The sufferings I choose to present here are the ones that stick in my mind because they have been directly responsible for me choosing a new way of living in, and interacting with, the world around me. In each case my experience of suffering propelled me to move forward into action and create a better life for myself, and it is in this sense that I can now call my sufferings, perhaps, my greatest gift. For it is when we’re living a life of comfortable mediocrity that it is easy to become blind to our heartfelt passions and what it is that we truly desire from life. In truth it is often our deepest and most heartfelt sufferings that push us into the self-examination necessary to dig deep and excavate this gold.

And so a job with excessive overtime in my twenties led me down the road of exhaustion, eventually forcing me to confront the fact that this was not in alignment with how I felt life should be experienced. Life was here to be lived and enjoyed; there was so much more to it than the world of work, so why was I in a situation in which I channeled all of my energies into my job and, very often, had none left to even enjoy myself on the weekend? This bit of self-reflection eventually led to a drastic change in my working circumstances; I was determined to create a life in which I could enjoy my hobbies as well as my work; and this I did. It is largely thanks to all that overtime that I was so determined to pursue my dream of taking up pottery.  So the suffering I experienced in the world of work literally gave me the gift of motivating me to follow one of my dreams; and the joy and fulfillment that doing pottery has given me since then is immeasurable.

Similarly a verbally abusive relationship pushed me to confront the fact that this was not the kind of relationship I wanted to experience, and to really investigate and consciously decide, for the first time in my life, what kind of partner I did want to be with and what kind of experiences I did want to have in relationship. This led to the creation of a beautiful relationship of mutual respect and gratitude, in which I was very happy for a very long time.

And then the next gift of suffering came along, as I realized that my genuine and heartfelt desire for more time together as a couple was not being heard. This caused me great emotional suffering; for I couldn’t believe, couldn’t get myself to accept, that this relationship in which I had been so happy for so long was now the cause of my pain.

Buddhism teaches that it is our attachment to the things in the world that creates our suffering, and this certainly rings true for me. It was my resistance to the truth that the relationship was no longer serving me, my desire to cling onto it, that created the greatest suffering of all. For when talks with my partner didn’t create the kind of change I was looking for, my ego still stubbornly refused to let go to what had been my source of love, comfort, safety and security for so long. I tried everything I could think of to make it work, longing only for the relationship to return to what it was before; as I desperately fought to try and control reality and resist the natural flow of life. And finally, when I had run out of things to try; when every day seemed to be a tear-filled one; when anxiety started to eat me up inside and it felt like depression was looming on the horizon, I had to face up to what had been staring me in the face all along: something in my life wasn’t working. Despite having a fantastic job; a still loving and caring partner; a rich and fulfilling life in so many ways, I was no longer happy. In fact, I felt so broken I wondered if I’d ever be able to put myself back together again.

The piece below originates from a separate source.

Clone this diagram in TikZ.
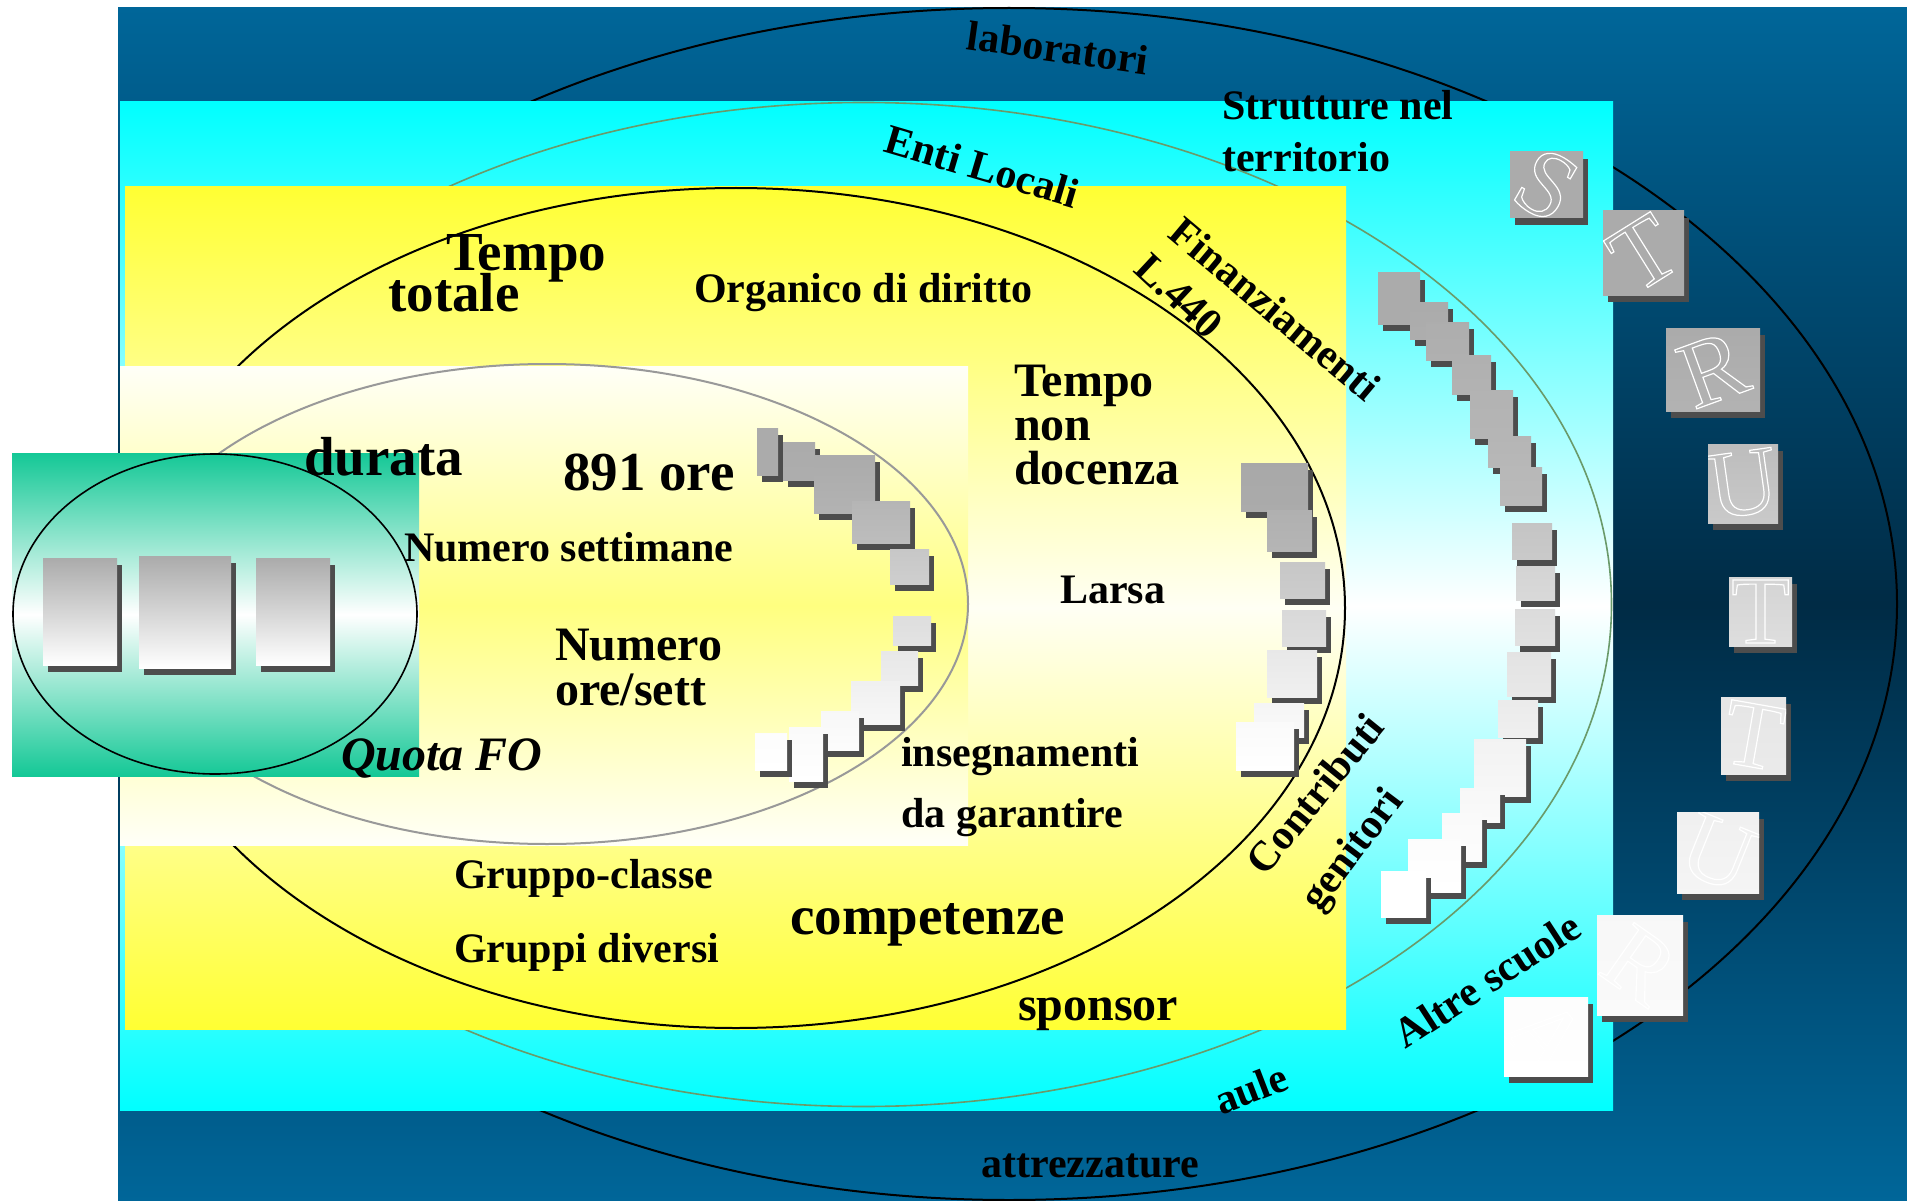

Appropriately my greatest suffering opened me up into my greatest gift; the gift of rediscovering myself. This past year I have walked the path of deep self-exploration. I have gotten honest with myself. Finally! I have examined what in my life makes me happy and what does not, and started to move away from those things that don’t contribute to my happiness and deeper into those things that do. Learning that our experiences in the world are a mirror, reflecting back at us our inner reality, I was forced to confront all the ways in which I wasn’t hearing myself; was denying myself the experience of my own feelings; to heal and nurture my inner child;  and to commit to being there for myself come what may. At some point my journey of self healing became a spiritual one of self-discovery and I learned the beauty and the joy of living fully in the present moment; am learning now, bit by bit, to love and value myself exactly as I am; to be my own source of my happiness and self-worth instead of depending on other people for it. And I have also rediscovered my soul and its passion for life and all that is beautiful and good and loving; and this has maybe been the greatest gift of all.

It is in our suffering that we become vulnerable; cracked open; more in touch with the truth of who we are and the truth of our reality, as the harsh light of our pain forces us to look at everything with new, more open, more perceptive, eyes. What remains unconscious within us cannot be changed. And so it is only from the experience of this heightened perception, with which we can see what is as it really is, that we can begin to change our world.

It is in our very suffering that we are driven to experience something better in our lives. It is out of our suffering that the desire for more joy, more peace, more love, more abundance in our lives; a life truer to ourselves, emerges. It is the gift of our suffering that makes our present circumstances unacceptable to us, and this that jolts us out of our complacency and gives us the strength and courage required to break out of our comfort zone and reach out, with arms and heart stretched wide open, to embrace change in all its scary unknownness. For once the known has become unacceptable to us, what is there except for the unknown?

And as we begin to look into the truth of who we are and what we really desire for our life in the deepest, most essential part of us, we can at last start to consciously create a life with more joy in it than suffering. A life in which our sufferings themselves seem to be transmuted into joy, as we see how each and every one of them has made us stronger; led us forward on our path; and helped us to come into greater connection with ourselves and the truth of who we are.

At the end of this tumultuous and, in many ways, difficult year, I find myself stronger; more connected; more in alignment with the truth of who I am; more empowered; more at peace; more joyful more often. I am deeply grateful for all that has been given me, for all of it has awarded me the chance to know myself more fully and to expand into greater depths of my being; and it is this that has opened the door onto who I am now becoming and what I am now choosing to create in the world.